**What needs to be done:** From the listing below, extract every line containing "that".

**Provided information:**
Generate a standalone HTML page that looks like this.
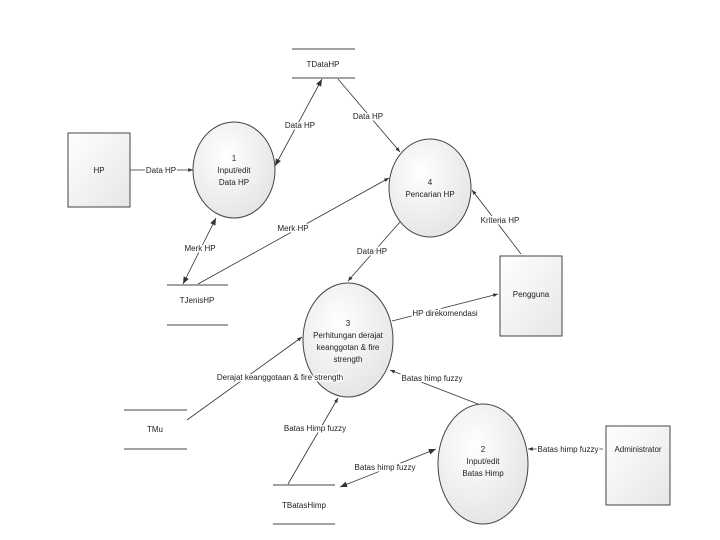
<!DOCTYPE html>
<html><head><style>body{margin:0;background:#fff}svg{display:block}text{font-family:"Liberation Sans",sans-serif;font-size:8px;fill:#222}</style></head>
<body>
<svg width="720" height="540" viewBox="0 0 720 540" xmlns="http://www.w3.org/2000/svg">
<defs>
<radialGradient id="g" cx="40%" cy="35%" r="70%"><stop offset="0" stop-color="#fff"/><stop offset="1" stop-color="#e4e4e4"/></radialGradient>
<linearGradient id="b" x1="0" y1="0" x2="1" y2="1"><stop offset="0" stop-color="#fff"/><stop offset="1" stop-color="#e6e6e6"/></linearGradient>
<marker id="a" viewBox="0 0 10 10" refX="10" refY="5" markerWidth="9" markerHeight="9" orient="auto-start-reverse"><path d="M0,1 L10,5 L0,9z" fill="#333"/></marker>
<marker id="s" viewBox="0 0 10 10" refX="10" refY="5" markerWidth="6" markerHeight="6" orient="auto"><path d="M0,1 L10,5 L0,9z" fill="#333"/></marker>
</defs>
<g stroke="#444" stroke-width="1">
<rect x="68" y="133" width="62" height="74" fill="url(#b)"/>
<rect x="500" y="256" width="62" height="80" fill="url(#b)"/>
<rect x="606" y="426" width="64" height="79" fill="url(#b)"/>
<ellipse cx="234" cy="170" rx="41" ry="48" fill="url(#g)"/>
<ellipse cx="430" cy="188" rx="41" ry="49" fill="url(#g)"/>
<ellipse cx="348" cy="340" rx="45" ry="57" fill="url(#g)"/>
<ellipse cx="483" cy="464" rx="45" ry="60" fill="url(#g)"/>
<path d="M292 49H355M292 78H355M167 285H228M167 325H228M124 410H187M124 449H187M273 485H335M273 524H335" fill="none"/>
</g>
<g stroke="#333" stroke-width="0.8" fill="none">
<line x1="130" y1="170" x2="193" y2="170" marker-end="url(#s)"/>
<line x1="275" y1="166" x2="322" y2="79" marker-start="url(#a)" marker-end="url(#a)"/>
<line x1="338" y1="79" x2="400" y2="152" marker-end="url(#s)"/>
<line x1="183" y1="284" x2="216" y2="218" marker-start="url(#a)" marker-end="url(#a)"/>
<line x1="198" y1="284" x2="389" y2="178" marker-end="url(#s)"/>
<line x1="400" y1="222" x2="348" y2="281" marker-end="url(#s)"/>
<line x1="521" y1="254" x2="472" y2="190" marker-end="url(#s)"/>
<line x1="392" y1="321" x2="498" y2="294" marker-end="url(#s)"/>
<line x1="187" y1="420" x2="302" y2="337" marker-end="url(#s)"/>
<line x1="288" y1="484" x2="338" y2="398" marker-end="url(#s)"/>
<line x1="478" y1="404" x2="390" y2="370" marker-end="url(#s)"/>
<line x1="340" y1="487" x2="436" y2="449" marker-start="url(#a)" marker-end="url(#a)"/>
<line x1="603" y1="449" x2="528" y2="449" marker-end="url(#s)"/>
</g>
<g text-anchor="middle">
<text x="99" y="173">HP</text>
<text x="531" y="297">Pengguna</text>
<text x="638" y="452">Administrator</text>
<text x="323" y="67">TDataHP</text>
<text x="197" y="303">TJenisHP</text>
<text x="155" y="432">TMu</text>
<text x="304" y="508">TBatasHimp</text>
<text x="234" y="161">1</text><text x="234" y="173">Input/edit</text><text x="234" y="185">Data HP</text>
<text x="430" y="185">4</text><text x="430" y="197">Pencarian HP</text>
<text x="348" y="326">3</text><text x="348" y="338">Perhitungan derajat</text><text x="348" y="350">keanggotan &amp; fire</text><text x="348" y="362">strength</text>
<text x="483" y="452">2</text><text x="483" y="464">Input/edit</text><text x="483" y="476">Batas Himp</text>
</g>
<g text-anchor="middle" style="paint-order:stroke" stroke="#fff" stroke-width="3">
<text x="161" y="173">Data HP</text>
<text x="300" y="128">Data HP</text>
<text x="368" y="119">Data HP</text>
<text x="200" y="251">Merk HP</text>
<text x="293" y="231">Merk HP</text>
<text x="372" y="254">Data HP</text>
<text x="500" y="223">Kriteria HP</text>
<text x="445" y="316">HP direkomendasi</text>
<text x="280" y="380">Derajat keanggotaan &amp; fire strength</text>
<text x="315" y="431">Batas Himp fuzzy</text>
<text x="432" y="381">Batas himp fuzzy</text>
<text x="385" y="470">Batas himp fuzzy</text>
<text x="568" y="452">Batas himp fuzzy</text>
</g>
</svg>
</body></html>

---

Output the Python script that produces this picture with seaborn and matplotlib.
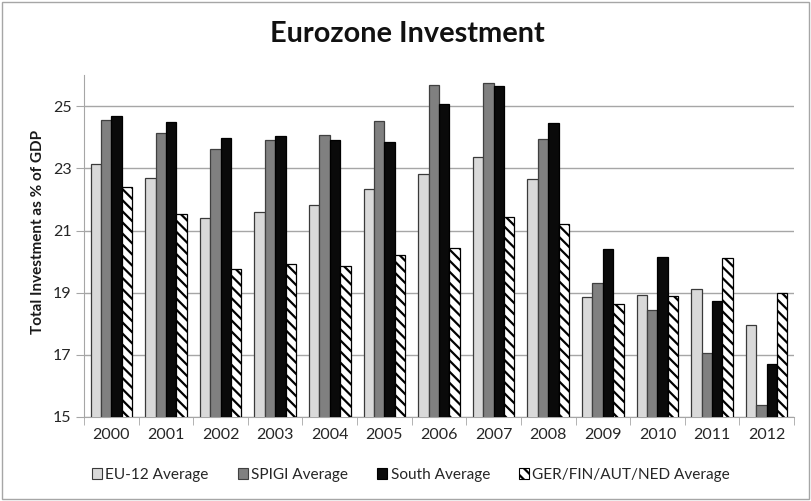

**Solution for this problem:**
Generate a standalone HTML page that looks like this.
Output the Python script that produces this picture with seaborn and matplotlib.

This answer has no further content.